··· Collected material ···
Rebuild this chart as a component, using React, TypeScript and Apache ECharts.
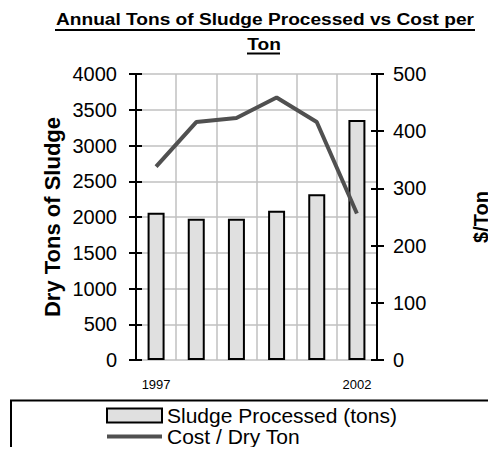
import React, { useEffect, useRef } from "react";
import * as echarts from "echarts";

const years = ["1997", "1998", "1999", "2000", "2001", "2002"];
const sludgeTons = [2060, 1977, 1977, 2088, 2317, 3357];
const costPerTon = [338, 416, 423, 459, 416, 256];
const titleLine1 = "Annual Tons of Sludge Processed vs Cost per";
const titleLine2 = "Ton";
const leftAxisName = "Dry Tons of Sludge";
const rightAxisName = "$/Ton";
const barName = "Sludge Processed (tons)";
const lineName = "Cost / Dry Ton";

const FONT = "'Liberation Sans', Arial, Helvetica, sans-serif";

export default function App() {
  const ref = useRef<HTMLDivElement>(null);
  useEffect(() => {
    if (!ref.current) return;
    const chart = echarts.init(ref.current, undefined, { renderer: "svg" });
    const tickLabel = {
      fontSize: 20,
      color: "#000",
      fontFamily: FONT,
      formatter: (v: number) => String(v),
    };
    const option: any = {
      animation: false,
      backgroundColor: "#fff",
      grid: { left: 136, right: 119, top: 74, bottom: 95, containLabel: false },
      graphic: [
        {
          type: "text",
          x: 265,
          y: 19.8,
          scaleX: 1.125,
          style: {
            text: titleLine1,
            fontSize: 17,
            fontWeight: "bold",
            fontFamily: FONT,
            fill: "#000",
            align: "center",
            verticalAlign: "middle",
          },
        },
        {
          type: "text",
          x: 264,
          y: 44,
          scaleX: 1.125,
          style: {
            text: titleLine2,
            fontSize: 17,
            fontWeight: "bold",
            fontFamily: FONT,
            fill: "#000",
            align: "center",
            verticalAlign: "middle",
          },
        },
        {
          type: "line",
          shape: { x1: 55, y1: 30, x2: 475, y2: 30 },
          style: { stroke: "#000", lineWidth: 2 },
        },
        {
          type: "line",
          shape: { x1: 247, y1: 53.5, x2: 280, y2: 53.5 },
          style: { stroke: "#000", lineWidth: 2 },
        },
        {
          type: "rect",
          shape: { x: 11, y: 400.5, width: 484, height: 80 },
          style: { fill: "none", stroke: "#000", lineWidth: 2 },
        },
      ],
      legend: {
        orient: "vertical",
        left: 106,
        top: 405,
        padding: 0,
        itemGap: 0,
        itemWidth: 55,
        itemHeight: 14,
        textStyle: { fontSize: 21, lineHeight: 21, color: "#000", fontFamily: FONT },
        data: [
          { name: barName, icon: "rect" },
          {
            name: lineName,
            icon: "path://M0,0H55V4H0Z",
            itemStyle: { color: "#505050", borderWidth: 0 },
          },
        ],
      },
      xAxis: {
        type: "category",
        data: years,
        axisLine: { show: false },
        axisTick: { show: false, interval: 0 },
        splitLine: { show: true, interval: 0, lineStyle: { color: "#c0c0c0", width: 1.5 } },
        axisLabel: {
          interval: (i: number) => i === 0 || i === years.length - 1,
          fontSize: 13,
          color: "#000",
          fontFamily: FONT,
          margin: 18,
        },
      },
      yAxis: [
        {
          type: "value",
          position: "left",
          min: 0,
          max: 4000,
          interval: 500,
          name: leftAxisName,
          nameLocation: "middle",
          nameRotate: 90,
          nameGap: 73,
          nameTextStyle: { fontSize: 22, fontWeight: "bold", color: "#000", fontFamily: FONT },
          axisLine: { show: true, lineStyle: { color: "#000", width: 2 } },
          axisTick: { show: true, inside: false, length: 7, lineStyle: { color: "#000", width: 2 } },
          axisLabel: { ...tickLabel, margin: 19 },
          splitLine: { show: true, lineStyle: { color: "#c0c0c0", width: 1.5 } },
        },
        {
          type: "value",
          position: "right",
          min: 0,
          max: 500,
          interval: 100,
          name: rightAxisName,
          nameLocation: "middle",
          nameRotate: 90,
          nameGap: 94,
          nameTextStyle: { fontSize: 20, fontWeight: "bold", color: "#000", fontFamily: FONT },
          axisLine: { show: true, lineStyle: { color: "#000", width: 2 } },
          axisTick: { show: true, inside: false, length: 7, lineStyle: { color: "#000", width: 2 } },
          axisLabel: { ...tickLabel, margin: 16 },
          splitLine: { show: false },
        },
        {
          type: "value",
          position: "left",
          min: 0,
          max: 4000,
          interval: 500,
          axisLine: { show: false },
          axisTick: { show: true, inside: true, length: 6, lineStyle: { color: "#000", width: 2 } },
          axisLabel: { show: false },
          splitLine: { show: false },
        },
        {
          type: "value",
          position: "right",
          min: 0,
          max: 500,
          interval: 100,
          axisLine: { show: false },
          axisTick: { show: true, inside: true, length: 6, lineStyle: { color: "#000", width: 2 } },
          axisLabel: { show: false },
          splitLine: { show: false },
        },
      ],
      series: [
        {
          name: barName,
          type: "bar",
          yAxisIndex: 0,
          data: sludgeTons,
          barWidth: 17,
          itemStyle: { color: "#e0e0e0", borderColor: "#000", borderWidth: 2 },
        },
        {
          name: lineName,
          type: "line",
          yAxisIndex: 1,
          data: costPerTon,
          symbol: "none",
          lineStyle: { color: "#505050", width: 4 },
          itemStyle: { color: "#505050" },
        },
      ],
    };
    chart.setOption(option);
    return () => chart.dispose();
  }, []);
  return <div ref={ref} style={{ width: 496, height: 455, margin: -8 }} />;
}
···
From the first line above to the line containing "import * as", repeat each line exactly. Pictures stay out.

Rebuild this chart as a component, using React, TypeScript and Apache ECharts.
import React, { useEffect, useRef } from "react";
import * as echarts from "echarts";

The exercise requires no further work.